In plain English, this means that EU finance ministers can ask the ECB to assist with banking regulation. However, the EU’s banking union plans go far beyond it. The new Single Supervisory Mechanism would empower the ECB to take control over any bank in the eurozone if it deems such a step necessary.

Quite clearly, Article 127 (6) saw the ECB as an auxiliary in banking supervision, but now this very provision is used to establish the ECB as the ultimate decision-maker. Whether this is desirable or not, it obviously goes beyond what was agreed in the treaty.

Kerber argues that such a profound change in the powers of the ECB cannot be done through the backdoor but needs a proper treaty change. Such changes are notoriously difficult to achieve. They would need to be agreed to by all 28 EU member states, some of which may even be required to subject them to a referendum. No wonder EU leaders did not want to go down that path.

There is also an added complication in the way in which the ECB is supposed to deal with banking supervision. According to treaty law, there is only one decision-making body within the ECB, and that is its Governing Council. When it comes to banking supervision, this council will not make decisions but only have a veto on the decisions of a newly established Supervisory Board. Again, it is at least questionable whether such institutional changes to the ECB can be introduced without any treaty change.

The complaints about the ECB’s new banking supervision role are legalistic in form but political in nature. Of course, the deeper issue in all of this is not whether European treaty law was broken — important as that is in itself. Rather, the question is whether savers and taxpayers in richer eurozone countries can be asked to shoulder some of the burden of bailing out financial institutions in other eurozone countries. This is what Kerber and his colleagues want to prevent.

When it comes to the Constitutional Court, these political matters will be at stake but they will not be decided. The German Constitutional Court will only have to deal with the formal question about the scope of the ECB’s mandate under the Lisbon Treaty.

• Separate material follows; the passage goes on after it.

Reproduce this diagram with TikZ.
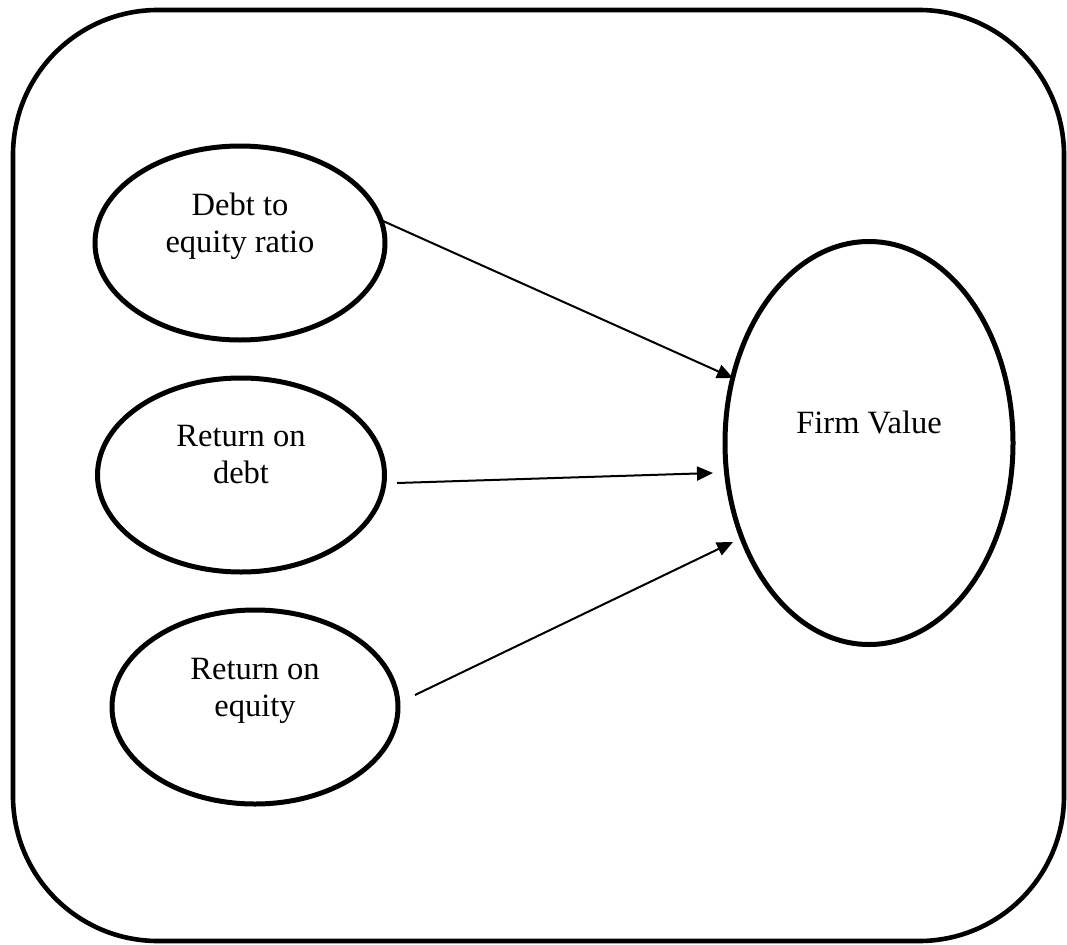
\documentclass[tikz,border=0pt]{standalone}
\usepackage{fontspec}
\setmainfont{Liberation Serif}
\usetikzlibrary{shapes.geometric,arrows.meta,calc}
\begin{document}
\begin{tikzpicture}[x=1pt,y=-1pt,
  oval/.style={draw, ellipse, line width=5pt, inner sep=0pt, outer sep=0pt},
  lbl/.style={align=center, inner sep=0pt, font=\fontsize{32.5}{37}\selectfont},
  link/.style={line width=2pt, -{Triangle[length=16pt,width=14pt]}},
  frame/.style={line width=4.6pt, rounded corners=145pt}]
\useasboundingbox (0,0) rectangle (1067,944);
\draw[frame] (13,10) rectangle (1064,941);
\node[oval, minimum width=290pt, minimum height=194pt] (e1) at (240,243) {};
\node[oval, minimum width=287pt, minimum height=194pt] (e2) at (241,475) {};
\node[oval, minimum width=286pt, minimum height=194pt] (e3) at (255,707) {};
\node[oval, minimum width=288pt, minimum height=403pt] (fv) at (869,443) {};
\node[lbl] (t1) at ($(e1.center)+(0,-16.5)$) {Debt to\\equity ratio};
\node[lbl] (t2) at ($(e2.center)+(0,-20)$) {Return on\\debt};
\node[lbl] (t3) at ($(e3.center)+(0,-16.5)$) {Return on\\equity};
\node[lbl] (t4) at ($(fv.center)+(0,-20.5)$) {Firm Value};
\draw[link] ($(e1.center)+(143,-22)$) -- ($(fv.center)+(-136,-65)$);
\draw[link] ($(e2.center)+(156,8)$) -- ($(fv.center)+(-156,30)$);
\draw[link] ($(e3.center)+(160,-12)$) -- ($(fv.center)+(-136,99)$);
\end{tikzpicture}
\end{document}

It will be a very similar question to the previous one the Court had to decide with respect to the ECB’s unorthodox monetary policies. In this ongoing case, the top German judges expressed their severe concerns before tabling the question with their colleagues at the European Court of Justice (while reserving the right to make the final decision). This could well happen in the new case as well.

The two ECB flagship projects of saving the euro and saving Europe’s banks are now both under legal threat. Sometimes “whatever it takes” is not enough if you cannot convince top judges as well.